Nggak lah, hahaha. Jadi ya, kalau kata ibu saya tercinta, saya itu termasuk pemikir dan perasa. Segala-gala hal kecil yang sebenarnya nggak perlu dipikir dan dimasukin ke hari, kadang berdampak terbalik buat saya. Mesti ada saja pikiran-pikiran yang mengganggu, bikin mood jelek dan sebagainya. Yah, intinya ya gitu deh ya. Pemikir dan perasa. Ada baik, ada tidaknya.
tuhkan bener, meresap bak air dalam spongia...meresap di hati.
Okay skip.
Menurut KBBI..
batin 1 /ba·tin / n 1 sesuatu yg terdapat di dl hati; sesuatu yg menyangkut jiwa (perasaan hati dsb): ia menceritakan apa yg terasa dl -- nya; 2sesuatu yg tersembunyi (gaib, tidak kelihatan): sukar mengetahui (mengukur) -- seseorang; mohon maaf lahir dan --; 3 semangat; hakikat: lahirnya menolong, -- nya menggolong, kelihatannya spt hendak menolong, tetapi hakikatnya merugikan;
membatin /mem·ba·tin/ v memikir dl hati; memikirkan sampai meresap ke dl hati;
Jadi begini teman-teman, menjadi seorang mahasiswa perantauan aka anak kosan aka mahasiswa uang minim aka hidup mandiri, itu nggak gampang dijalanin. Pada praktiknya sih nggak susah. Tapi ya itu tadi, bagaimana mental bisa mempengaruhi segala sesuatunya. Sampai yang akhirnya gampang malah jadi susah atau sebaliknya.
Saya membatin, betapa enaknya jadi cah-cah semarang ini. Tiap pulang ketemu orang tua, enggak perlu ngatur uang bulanan, nggak perlu takut ketiduran (dulu waktu di rumah, alm. bapak selalu membangunkan saya sih, jadi syukurlah nggak pernah telat), nggak perlu yang namanya homesick. 
Saya membatin, tentang teman-teman saya. Yang ragamnya jika ditelaah satu persatu, ragamnya jauh lebih banyak dari alfabet, Beragam banget. Bahkan saya nggak nyangka, kalau di dunia ini ada orang kayak si A, B, C, dan lain-lain.
Saya membatin, tentang orang tua teman-teman saya.

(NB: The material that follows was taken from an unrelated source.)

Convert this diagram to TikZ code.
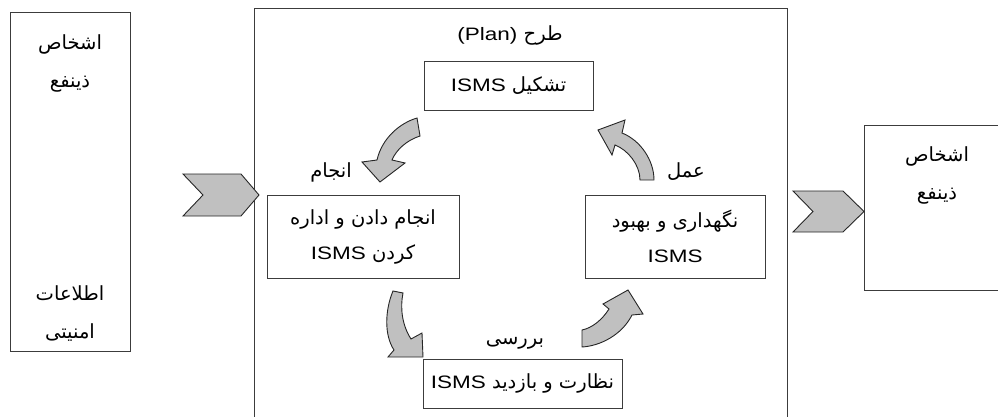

Bagaimana saya memandang mereka, lalu mengcomparekan dengan orang tua saya sendiri. Bagaimana jika saya menjadi mereka, saya akan bangga dengan perjuangan anak saya. Dan berharap semoga orang tua saya merasakan hal yang sama.
Saya membatin, gimana rasanya kalau papo masih ada. Pasti jadi orang tercerewet di dunia.
Saya membatin gimana rasanya jadi ibu saya. Pasti stress bukan main punya anak bandel kayak saya.
Segala batinan itu, mengantarkan saya jadi sekarang ini. Saya masih ceroboh dan egois. Masih moody dan panikan. Tapi..
senang rasanya bisa meluangkan sedikit dari waktu saya untuk memikirkan hal-hal yang nggak kepikir sebelumnya hahaha.
Ya sudah sih, sebenarnya saya cuma mau share gitu doang. Hitung-hitung kembali ngurusin blog yang sudah usang ini.